Within a single AXIS2MM command, setting r_continuous should be fairly irrelevant. The whole purpose of r_continuous is to help you go from one command to the next without interruptions. If your goal is to transfer 2GB of data and be done, then the r_continuous flag won't help you much. You'll still get overflow warnings without it, they'll just be limited to overflows that take place while the transfer is in operation.

Upping your data width to 512 might help. I came across some more lint errors when doing so here, but nothing more. Tests at 512 bit widths are currently passing here.

Let me look into the abort issue from my end. I know I've demonstrated that I can start an abort sequence, but ... I'm not necessarily certain I've been able to finish one--so let me double check that.

Dan

ZipCPU commented 2 years ago

I have found a race condition with the abort. If you issue an abort command while nothing is in flight, it will lock up. 1) It won't issue any more requests, and 2) it never transitions out of busy unless it gets a last BVALID. There remains the possibility that there might be no data in transit, and so AWVALID and WVALID are both low and nothing is outstanding. Neither AWVALID nor WVALID will be raised again, but if nothing is outstanding then it will never transition back to idle.

This is easily fixed, and I'll add this to the fixes to be posted.

Looking into the packet synchronization criteria, I found a bug there too--a bit of a tautology between TVALID && TREADY but not writing to the FIFO, and writing to the FIFO being defined as TVALID && TREADY and synchronized. The correct logic there should be VALID && READY and the FIFO is not in reset.

These updates are now being regression tested. I'll post them once regression is complete (and successful).

Dan

baileyji commented 2 years ago

Ok, I just tried going to 512b TDATA and got a synth error at axis2mm.v:1432

part-select [7:0] out of range of prefix 'r_max_burst'

if (!M_AXI_AWVALID || M_AXI_AWREADY)
    axi_awlen  <= r_max_burst[7:0] - 8'd1;

The relevant param lines for me are (I think)

    localparam LGMAXBURST = $clog2(4096 * 8 / C_AXI_DATA_WIDTH);
    localparam  LGMAX_FIXED_BURST = (LGMAXBURST > 4) ? 4 : LGMAXBURST;
    localparam  MAX_FIXED_BURST = (1<<LGMAX_FIXED_BURST);

which all evaluate to 64.

ZipCPU commented 2 years ago

Try this commit. It should fix the issues you've listed above.

Dan

baileyji commented 2 years ago

I saw your commit and already have it synthesizing. Thanks!

ZipCPU commented 2 years ago

It turns out that a width of 512 is the key width to use when testing widths big enough to break the 4kB boundary, so let me add that to my regular proof regimen.
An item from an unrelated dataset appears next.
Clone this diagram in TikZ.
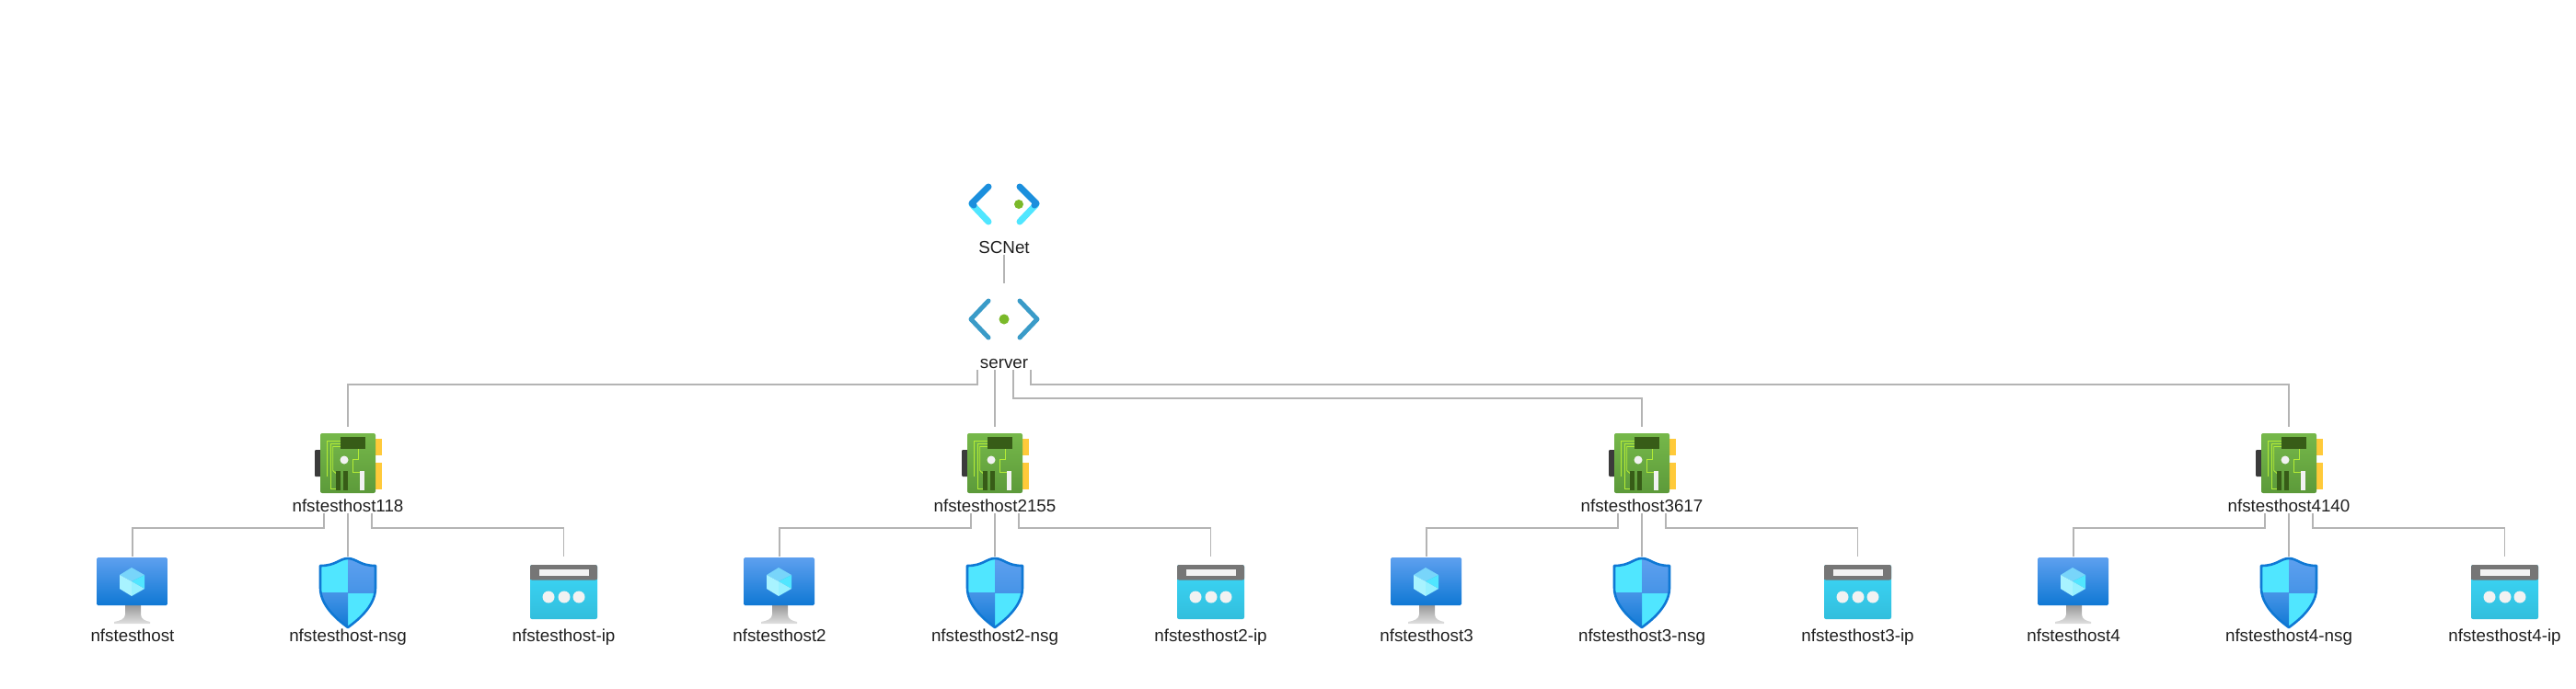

baileyji commented 2 years ago

Initial synthesis with of this commit (with your TUSER modification reapplied) does allow synthesis at 512b width but with greater usage. 1.9/2.0/2.2x LUTs/LUTRAM/FF. I changed the FIFO to registered and that brought things way down, ~1k LUT/FF and 3.5 36K brams and it made timing at 512MHz just fine. By cobbling together my own version of Xilinx's AXI Interconnect I've managed to use this core to write a steady stream of 4K bursts at 16.384GB/s for a total of 4GiB (well 512b shy as I set the length register to 32bits) to DDR4 via the xilinx MIG. Tahnks for creating something excellent.